Front Drive Shaft U-Joints
Just came back from the dealer whereI was told that my front drive shaft is falling a part and needs to be replaced with a new one for $700 plus $200 for labor. Since a drive shaft is just metal and u-joints my thought is to rebuild it myself. I have been able to find one of the U-joints and read on a earlier post to get the lubeable joints. My question is does anyone know what size U-joints I need and where to get them?I have worked on drive shafts before and it has never cost me $700 for one. For that money I should be able to put a rock crawler drive shaft in and never have to worriy about breaking it,
Thanks for the link. I just crawled under my Disco and the drive shaft seams tight to me. I tried moving while in park and had absolultly no movement. My concern is that the shop said front drive shaft but meant from axle.I am getting alot of vibration while over 50MPH. It seams to be coming form the front passenger side. I first thought bad balance on the tire and when in the shop yesterday to have the ABS ECU recall done they tole me that the drive shaft was "Falling out" of the truck and was the cause of the vibration. Any thoughts???
What year and model of Disco? Disco 1 and my Defender are almost identical under the skin, Disco 2 I know a lot less about.

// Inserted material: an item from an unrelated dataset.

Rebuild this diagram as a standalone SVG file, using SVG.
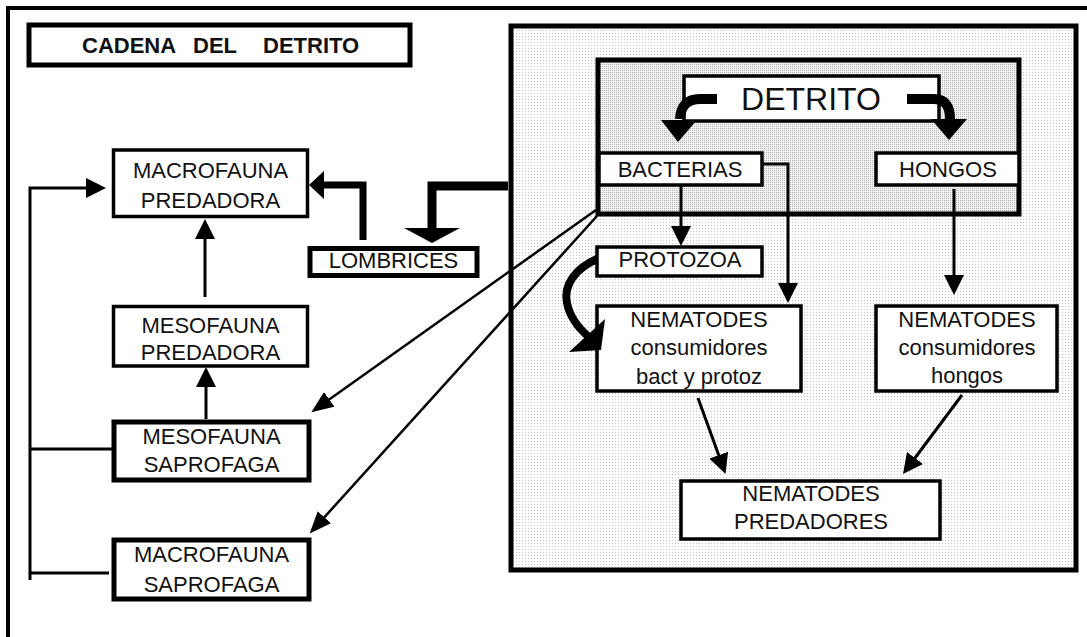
<svg xmlns="http://www.w3.org/2000/svg" width="1087" height="637" viewBox="0 0 1087 637">
  <defs>
    <pattern id="dotsLight" width="3" height="3" patternUnits="userSpaceOnUse">
      <rect width="3" height="3" fill="#ffffff"/>
      <rect width="1" height="1" fill="#c4c4c4"/>
    </pattern>
    <pattern id="dotsDense" width="2" height="2" patternUnits="userSpaceOnUse">
      <rect width="2" height="2" fill="#f2f2f2"/>
      <rect width="1" height="1" fill="#b4b4b4"/>
    </pattern>
    <marker id="head" viewBox="0 0 20 20" refX="10" refY="10" markerWidth="20" markerHeight="20" markerUnits="userSpaceOnUse" orient="auto">
      <path d="M0,0 L20,10 L0,20 Z" fill="#000"/>
    </marker>
    <marker id="headSlim" viewBox="0 0 22 18" refX="10" refY="9" markerWidth="22" markerHeight="18" markerUnits="userSpaceOnUse" orient="auto">
      <path d="M0,0 L22,9 L0,18 Z" fill="#000"/>
    </marker>
    <style>
      .box { fill: #ffffff; stroke: #000; stroke-width: 3.5; }
      .boxHeavy { fill: #ffffff; stroke: #000; stroke-width: 5; }
      .lbl { font-family: "Liberation Sans", Arial, sans-serif; font-size: 22px; fill: #111; text-anchor: middle; }
      .title { font-family: "Liberation Sans", Arial, sans-serif; font-size: 22px; font-weight: bold; fill: #111; }
      .wire { fill: none; stroke: #000; stroke-width: 3; }
      .wireThin { fill: none; stroke: #000; stroke-width: 2.5; }
      .fat { fill: none; stroke: #000; }
    </style>
  </defs>

  <!-- page frame -->
  <rect x="8" y="8" width="1110" height="700" fill="#ffffff" stroke="#000" stroke-width="4"/>

  <!-- soil micro-food-web panel -->
  <g id="panel">
    <rect x="511" y="26" width="565" height="544" fill="url(#dotsLight)" stroke="#000" stroke-width="5"/>
    <rect x="598" y="60" width="421" height="154" fill="url(#dotsDense)" stroke="#000" stroke-width="5"/>
  </g>

  <g id="title">
    <rect class="boxHeavy" x="29" y="25" width="381" height="40" stroke-width="5.5"/>
    <text class="title" y="53"><tspan x="82">CADENA</tspan><tspan x="193">DEL</tspan><tspan x="263">DETRITO</tspan></text>
  </g>

  <g id="detrito">
    <rect class="box" x="684" y="76" width="255" height="45" stroke-width="4.5"/>
    <text class="lbl" x="811" y="110" style="font-size:32px">DETRITO</text>
  </g>

  <g id="bacterias">
    <rect class="box" x="599" y="153" width="163" height="32" stroke-width="4.5"/>
    <text class="lbl" x="680" y="177">BACTERIAS</text>
  </g>

  <g id="hongos">
    <rect class="box" x="876" y="153" width="143" height="32" stroke-width="4.5"/>
    <text class="lbl" x="948" y="177">HONGOS</text>
  </g>

  <g id="protozoa">
    <rect class="box" x="597" y="247" width="165" height="29" stroke-width="4"/>
    <text class="lbl" x="680" y="267">PROTOZOA</text>
  </g>

  <g id="nematodes-bact">
    <rect class="box" x="597" y="306" width="204" height="85" stroke-width="4"/>
    <text class="lbl" x="699" y="327">NEMATODES</text>
    <text class="lbl" x="699" y="355">consumidores</text>
    <text class="lbl" x="699" y="384">bact y protoz</text>
  </g>

  <g id="nematodes-hongos">
    <rect class="box" x="876" y="306" width="181" height="85" stroke-width="4"/>
    <text class="lbl" x="967" y="327">NEMATODES</text>
    <text class="lbl" x="967" y="355">consumidores</text>
    <text class="lbl" x="967" y="383">hongos</text>
  </g>

  <g id="nematodes-predadores">
    <rect class="box" x="681" y="481" width="259" height="58" stroke-width="4"/>
    <text class="lbl" x="811" y="501">NEMATODES</text>
    <text class="lbl" x="811" y="529">PREDADORES</text>
  </g>

  <g id="lombrices">
    <rect class="boxHeavy" x="310" y="248.5" width="167" height="27"/>
    <text class="lbl" x="393.5" y="268">LOMBRICES</text>
  </g>

  <g id="macrofauna-predadora">
    <rect class="box" x="113.5" y="150" width="194" height="66.5"/>
    <text class="lbl" x="210.5" y="178">MACROFAUNA</text>
    <text class="lbl" x="210.5" y="208">PREDADORA</text>
  </g>

  <g id="mesofauna-predadora">
    <rect class="box" x="113.5" y="306.5" width="194" height="59.5"/>
    <text class="lbl" x="210.5" y="333">MESOFAUNA</text>
    <text class="lbl" x="210.5" y="360">PREDADORA</text>
  </g>

  <g id="mesofauna-saprofaga">
    <rect class="boxHeavy" x="114" y="422" width="195" height="58"/>
    <text class="lbl" x="211.5" y="444">MESOFAUNA</text>
    <text class="lbl" x="211.5" y="472">SAPROFAGA</text>
  </g>

  <g id="macrofauna-saprofaga">
    <rect class="boxHeavy" x="114" y="540" width="195" height="59"/>
    <text class="lbl" x="211.5" y="562">MACROFAUNA</text>
    <text class="lbl" x="211.5" y="592">SAPROFAGA</text>
  </g>

  <g id="connectors">
    <!-- feedback bus on the left -->
    <path class="wire" d="M30 580 V188 H96" stroke-width="4" marker-end="url(#head)"/>
    <path class="wire" d="M30 449 H112"/>
    <path class="wire" d="M30 573 H109"/>

    <!-- fauna chain -->
    <path class="wire" d="M206 419 V377" stroke-width="4" marker-end="url(#head)"/>
    <path class="wire" d="M205 297 V229" stroke-width="4" marker-end="url(#head)"/>

    <!-- lombrices loop -->
    <path class="fat" d="M363 240 V185 H323" stroke-width="7"/>
    <polygon points="324,171 309,185 324,199" fill="#000"/>
    <path class="fat" d="M508 186 H432 V229" stroke-width="9"/>
    <polygon points="404,228 460,228 432,243" fill="#000"/>

    <!-- from bacteria to the fauna -->
    <path class="wireThin" d="M596 210 L321.1 405.2" marker-end="url(#headSlim)"/>
    <path class="wireThin" d="M597 216 L317.7 524.6" marker-end="url(#headSlim)"/>

    <!-- detritus split -->
    <path class="fat" d="M717 99 H700 Q681 99 680 119" stroke-width="10"/>
    <polygon points="661,120 697,120 678,142" fill="#000"/>
    <path class="fat" d="M907 99 H934 Q950 99 950 119" stroke-width="10"/>
    <polygon points="931,119 967,119 949,140" fill="#000"/>

    <!-- bacteria and fungi branches -->
    <path class="wire" d="M681 185 V236" marker-end="url(#head)"/>
    <path class="wire" d="M762 164 H788 V293" marker-end="url(#head)"/>
    <path class="wire" d="M954 189 V285" marker-end="url(#head)"/>

    <!-- protozoa fed to nematodes -->
    <path class="fat" d="M597 259 C576 268 563 285 567 303 C570 318 578 328 590 338" stroke-width="8"/>
    <polygon points="605,319 601,350 569,352" fill="#000"/>

    <!-- to predatory nematodes -->
    <path class="wire" d="M698 398 L722.1 464.6" marker-end="url(#head)"/>
    <path class="wire" d="M962 395 L909 466" marker-end="url(#head)"/>
  </g>
</svg>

Front prop shaft UJ's would cause vibration at around that speed - unlikely it would feel like it was from one side or the other.
Could be they mean stub axle? Again, if it's a Disco 2 I'm not sure here but there's no way that's a $700 part for a Disco 1, in fact you could probably buy 10 of them including shipping from the UK for that much if it's a Disco 1.
Front prop shaft UJ's would cause vibration at around that speed - unlikely it would feel like it was from one side or the other.
Could be they mean stub axle? Again, if it's a Disco 2 I'm not sure here but there's no way that's a $700 part for a Disco 1, in fact you could probably buy 10 of them including shipping from the UK for that much if it's a Disco 1.
Seems tight, doesn' cut it when it comes to u-joints. If you don't have grease fittings on those two u-joints in the constant velocity houseing, them replace them or get ready to buy a new tranny which will be the next step when your shaft fails.
Mike,
I agree, there are grease fittings on the front but not on the back. I have already ordered the new u-joints all around, but I am concerned about the front drive shaft now, because the words "Falling out" from the tech at the dealer. Can you check the front axle by jacking it up and checking for play? Do you have to replace the whole axle or is it usually a bearing like most cars? If so do they have to be pressed out and back in or will a slide hammer do the job?
I agree, there are grease fittings on the front but not on the back. I have already ordered the new u-joints all around, but I am concerned about the front drive shaft now, because the words "Falling out" from the tech at the dealer. Can you check the front axle by jacking it up and checking for play? Do you have to replace the whole axle or is it usually a bearing like most cars? If so do they have to be pressed out and back in or will a slide hammer do the job?
Call me and in the mean time, I can show you how to drop the drive shaft, engage your CDL and drive on the rear shaft only till the repairs are made.
303-862-7680
303-862-7680
I am in the same boat with regards to my front shaft. I was wondering,
Do you need any special tools to change out the U joints?
Should the front joint on the rear shaft be changed at the same time?
Jeff Krebs
99 D2 112K
Do you need any special tools to change out the U joints?
Should the front joint on the rear shaft be changed at the same time?
Jeff Krebs
99 D2 112K
Jeff, How often do you have you drive shafts greased, should be once a year. If they don't get greased often, you may have some warn out u-joints in which case I would replace them as opposed to waiting for them to fail.
If you have never replaced u-joints before, you would need a pair of pliers that are designed to remove the C clips which hold the u-joints in. As for the double pair in the constant velocity joint, you don't want to tackle those if you have never done then before.
U-joints are not expensive, call around to different shops, especially tranny shops and get a quote on replacing them.
If you have never replaced u-joints before, you would need a pair of pliers that are designed to remove the C clips which hold the u-joints in. As for the double pair in the constant velocity joint, you don't want to tackle those if you have never done then before.
U-joints are not expensive, call around to different shops, especially tranny shops and get a quote on replacing them.